▶ THE PROBLEM
Below are the records. Count the lines containing the string "using", and reply with the number alone.

▶ SUPPLIED MATERIAL
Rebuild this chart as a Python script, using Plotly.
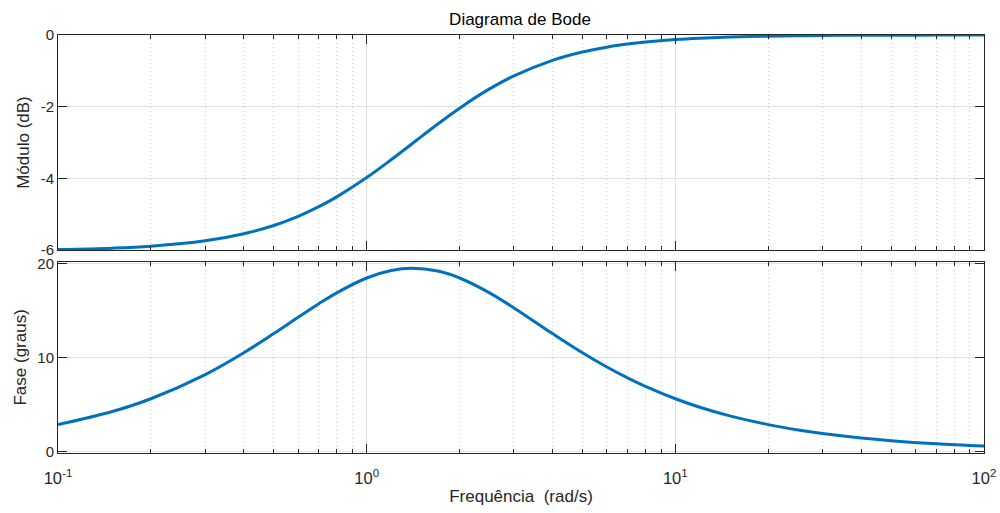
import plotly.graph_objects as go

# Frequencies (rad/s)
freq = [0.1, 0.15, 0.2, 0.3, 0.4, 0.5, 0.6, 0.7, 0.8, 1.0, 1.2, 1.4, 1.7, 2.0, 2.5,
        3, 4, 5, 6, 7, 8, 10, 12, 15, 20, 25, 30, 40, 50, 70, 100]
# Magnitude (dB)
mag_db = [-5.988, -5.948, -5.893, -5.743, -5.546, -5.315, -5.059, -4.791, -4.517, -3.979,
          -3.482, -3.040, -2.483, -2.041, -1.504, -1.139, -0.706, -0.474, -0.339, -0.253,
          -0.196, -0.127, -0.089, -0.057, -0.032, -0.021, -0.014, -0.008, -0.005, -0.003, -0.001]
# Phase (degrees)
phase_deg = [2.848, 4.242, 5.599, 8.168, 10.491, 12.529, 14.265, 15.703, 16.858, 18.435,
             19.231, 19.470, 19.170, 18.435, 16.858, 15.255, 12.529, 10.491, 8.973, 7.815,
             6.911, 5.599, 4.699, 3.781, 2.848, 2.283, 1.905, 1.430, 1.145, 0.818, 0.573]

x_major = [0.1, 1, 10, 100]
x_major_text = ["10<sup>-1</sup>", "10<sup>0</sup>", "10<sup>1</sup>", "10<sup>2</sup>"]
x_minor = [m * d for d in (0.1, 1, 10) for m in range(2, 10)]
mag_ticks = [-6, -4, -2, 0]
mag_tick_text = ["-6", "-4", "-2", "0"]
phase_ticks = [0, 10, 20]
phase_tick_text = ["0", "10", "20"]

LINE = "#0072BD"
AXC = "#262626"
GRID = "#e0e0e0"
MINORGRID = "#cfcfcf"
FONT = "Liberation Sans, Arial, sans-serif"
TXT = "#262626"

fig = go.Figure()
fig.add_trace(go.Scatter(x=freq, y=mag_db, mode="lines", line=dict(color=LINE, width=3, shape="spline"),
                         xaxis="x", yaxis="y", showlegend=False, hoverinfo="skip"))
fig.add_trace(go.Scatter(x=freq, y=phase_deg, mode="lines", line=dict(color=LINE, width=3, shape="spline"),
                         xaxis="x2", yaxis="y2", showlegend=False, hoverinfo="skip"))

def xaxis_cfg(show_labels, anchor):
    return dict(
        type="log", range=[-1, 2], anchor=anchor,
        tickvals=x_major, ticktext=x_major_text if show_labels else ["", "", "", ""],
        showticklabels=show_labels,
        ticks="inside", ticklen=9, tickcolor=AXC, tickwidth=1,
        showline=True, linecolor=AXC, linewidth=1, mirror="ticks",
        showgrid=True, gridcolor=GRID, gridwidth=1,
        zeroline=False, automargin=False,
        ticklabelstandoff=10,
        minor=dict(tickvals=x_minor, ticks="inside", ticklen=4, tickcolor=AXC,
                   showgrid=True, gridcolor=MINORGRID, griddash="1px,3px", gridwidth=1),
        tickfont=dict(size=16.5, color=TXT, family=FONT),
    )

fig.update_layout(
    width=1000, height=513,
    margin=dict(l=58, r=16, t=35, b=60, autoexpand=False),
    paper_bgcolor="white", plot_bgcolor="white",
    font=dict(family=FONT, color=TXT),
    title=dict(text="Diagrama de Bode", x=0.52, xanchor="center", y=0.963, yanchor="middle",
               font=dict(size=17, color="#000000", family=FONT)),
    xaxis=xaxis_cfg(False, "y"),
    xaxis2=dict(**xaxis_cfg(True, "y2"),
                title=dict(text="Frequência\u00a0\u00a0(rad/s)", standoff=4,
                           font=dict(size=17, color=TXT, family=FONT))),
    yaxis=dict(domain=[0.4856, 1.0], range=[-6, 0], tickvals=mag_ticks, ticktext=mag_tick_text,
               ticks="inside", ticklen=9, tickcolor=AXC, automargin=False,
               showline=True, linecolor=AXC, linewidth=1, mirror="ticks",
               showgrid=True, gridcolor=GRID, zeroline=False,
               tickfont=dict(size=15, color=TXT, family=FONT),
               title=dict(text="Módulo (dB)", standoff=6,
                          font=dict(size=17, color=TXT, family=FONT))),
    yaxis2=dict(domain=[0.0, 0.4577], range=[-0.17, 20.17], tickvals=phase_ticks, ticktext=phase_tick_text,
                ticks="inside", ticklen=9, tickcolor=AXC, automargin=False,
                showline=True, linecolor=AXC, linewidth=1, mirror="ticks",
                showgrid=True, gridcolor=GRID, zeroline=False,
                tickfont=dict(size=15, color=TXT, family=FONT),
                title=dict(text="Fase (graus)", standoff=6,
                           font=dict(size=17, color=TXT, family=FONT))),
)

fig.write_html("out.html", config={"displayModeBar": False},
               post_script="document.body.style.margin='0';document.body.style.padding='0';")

==

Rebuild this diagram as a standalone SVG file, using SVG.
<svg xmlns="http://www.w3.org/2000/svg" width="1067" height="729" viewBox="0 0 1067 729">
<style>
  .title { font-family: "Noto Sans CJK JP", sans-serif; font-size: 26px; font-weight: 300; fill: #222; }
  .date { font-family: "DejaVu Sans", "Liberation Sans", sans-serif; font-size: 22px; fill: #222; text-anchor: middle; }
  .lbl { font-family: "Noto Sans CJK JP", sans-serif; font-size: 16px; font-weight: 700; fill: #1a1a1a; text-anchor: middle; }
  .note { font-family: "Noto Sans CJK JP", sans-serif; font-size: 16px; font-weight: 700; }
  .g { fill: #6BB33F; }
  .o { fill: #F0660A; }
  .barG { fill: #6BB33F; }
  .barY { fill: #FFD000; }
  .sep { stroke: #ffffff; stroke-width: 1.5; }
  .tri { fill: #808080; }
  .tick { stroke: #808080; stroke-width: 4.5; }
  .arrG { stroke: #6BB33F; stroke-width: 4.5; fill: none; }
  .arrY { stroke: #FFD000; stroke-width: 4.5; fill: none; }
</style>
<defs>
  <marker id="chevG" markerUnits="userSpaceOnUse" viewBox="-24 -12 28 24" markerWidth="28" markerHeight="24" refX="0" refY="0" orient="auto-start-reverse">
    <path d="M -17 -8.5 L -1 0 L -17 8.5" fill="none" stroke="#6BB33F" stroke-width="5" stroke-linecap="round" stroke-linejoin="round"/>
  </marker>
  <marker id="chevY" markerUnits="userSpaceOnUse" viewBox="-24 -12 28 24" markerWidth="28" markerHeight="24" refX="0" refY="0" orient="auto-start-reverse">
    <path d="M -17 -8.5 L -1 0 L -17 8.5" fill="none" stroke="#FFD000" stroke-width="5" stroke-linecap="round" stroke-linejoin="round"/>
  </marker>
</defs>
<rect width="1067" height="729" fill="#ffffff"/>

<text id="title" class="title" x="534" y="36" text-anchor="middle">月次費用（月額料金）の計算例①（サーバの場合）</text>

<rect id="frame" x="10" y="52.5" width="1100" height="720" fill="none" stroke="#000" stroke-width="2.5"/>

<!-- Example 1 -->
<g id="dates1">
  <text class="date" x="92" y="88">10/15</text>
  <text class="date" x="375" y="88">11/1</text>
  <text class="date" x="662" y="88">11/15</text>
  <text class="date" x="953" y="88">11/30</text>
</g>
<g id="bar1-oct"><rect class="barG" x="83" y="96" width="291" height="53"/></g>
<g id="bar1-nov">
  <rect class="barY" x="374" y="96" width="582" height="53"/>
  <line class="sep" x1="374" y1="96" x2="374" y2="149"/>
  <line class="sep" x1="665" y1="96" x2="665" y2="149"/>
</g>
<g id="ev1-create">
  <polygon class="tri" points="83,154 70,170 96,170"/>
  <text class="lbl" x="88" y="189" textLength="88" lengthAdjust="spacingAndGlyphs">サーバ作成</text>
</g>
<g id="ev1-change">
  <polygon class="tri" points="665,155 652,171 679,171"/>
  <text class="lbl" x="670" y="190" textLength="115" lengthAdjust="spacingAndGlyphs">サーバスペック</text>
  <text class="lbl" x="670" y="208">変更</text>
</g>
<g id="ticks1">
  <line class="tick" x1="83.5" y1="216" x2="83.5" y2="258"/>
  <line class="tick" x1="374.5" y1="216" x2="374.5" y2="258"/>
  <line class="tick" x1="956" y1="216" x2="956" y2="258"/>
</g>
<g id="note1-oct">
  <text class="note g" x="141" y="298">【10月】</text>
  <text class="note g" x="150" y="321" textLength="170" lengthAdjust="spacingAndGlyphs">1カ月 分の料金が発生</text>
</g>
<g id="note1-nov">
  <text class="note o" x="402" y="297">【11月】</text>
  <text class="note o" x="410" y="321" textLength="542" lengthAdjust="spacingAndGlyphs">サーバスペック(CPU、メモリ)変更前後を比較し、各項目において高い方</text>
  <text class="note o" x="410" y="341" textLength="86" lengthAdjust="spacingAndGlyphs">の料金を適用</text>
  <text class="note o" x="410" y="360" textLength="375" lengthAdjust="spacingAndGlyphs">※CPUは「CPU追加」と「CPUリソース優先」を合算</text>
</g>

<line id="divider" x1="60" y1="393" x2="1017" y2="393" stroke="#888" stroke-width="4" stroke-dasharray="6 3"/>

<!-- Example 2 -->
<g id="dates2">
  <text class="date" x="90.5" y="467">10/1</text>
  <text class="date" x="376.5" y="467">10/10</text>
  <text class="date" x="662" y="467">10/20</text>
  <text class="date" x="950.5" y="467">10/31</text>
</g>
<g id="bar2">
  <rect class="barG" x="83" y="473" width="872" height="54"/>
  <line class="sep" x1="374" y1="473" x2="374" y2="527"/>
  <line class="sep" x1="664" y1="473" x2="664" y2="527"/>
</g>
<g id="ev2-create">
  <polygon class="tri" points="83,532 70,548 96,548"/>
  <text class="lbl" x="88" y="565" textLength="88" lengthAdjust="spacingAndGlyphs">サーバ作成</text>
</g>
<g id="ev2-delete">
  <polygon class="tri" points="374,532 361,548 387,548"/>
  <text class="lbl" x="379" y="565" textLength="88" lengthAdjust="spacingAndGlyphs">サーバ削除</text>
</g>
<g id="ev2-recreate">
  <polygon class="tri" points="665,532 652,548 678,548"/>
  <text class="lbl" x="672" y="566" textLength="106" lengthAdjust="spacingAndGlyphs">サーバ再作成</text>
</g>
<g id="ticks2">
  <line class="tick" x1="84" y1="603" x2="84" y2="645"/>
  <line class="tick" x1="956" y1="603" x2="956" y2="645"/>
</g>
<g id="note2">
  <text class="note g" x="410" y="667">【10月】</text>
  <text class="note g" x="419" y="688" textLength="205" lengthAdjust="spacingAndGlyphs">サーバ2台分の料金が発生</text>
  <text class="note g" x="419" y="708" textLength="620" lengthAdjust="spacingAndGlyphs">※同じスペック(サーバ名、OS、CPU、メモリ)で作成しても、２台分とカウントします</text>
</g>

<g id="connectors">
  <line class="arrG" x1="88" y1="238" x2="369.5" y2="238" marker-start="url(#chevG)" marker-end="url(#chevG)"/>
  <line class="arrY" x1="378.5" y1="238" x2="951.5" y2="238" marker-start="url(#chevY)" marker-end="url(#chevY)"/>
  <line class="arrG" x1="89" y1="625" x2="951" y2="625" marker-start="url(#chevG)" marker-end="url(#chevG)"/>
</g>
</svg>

▶ TASK OUTPUT
2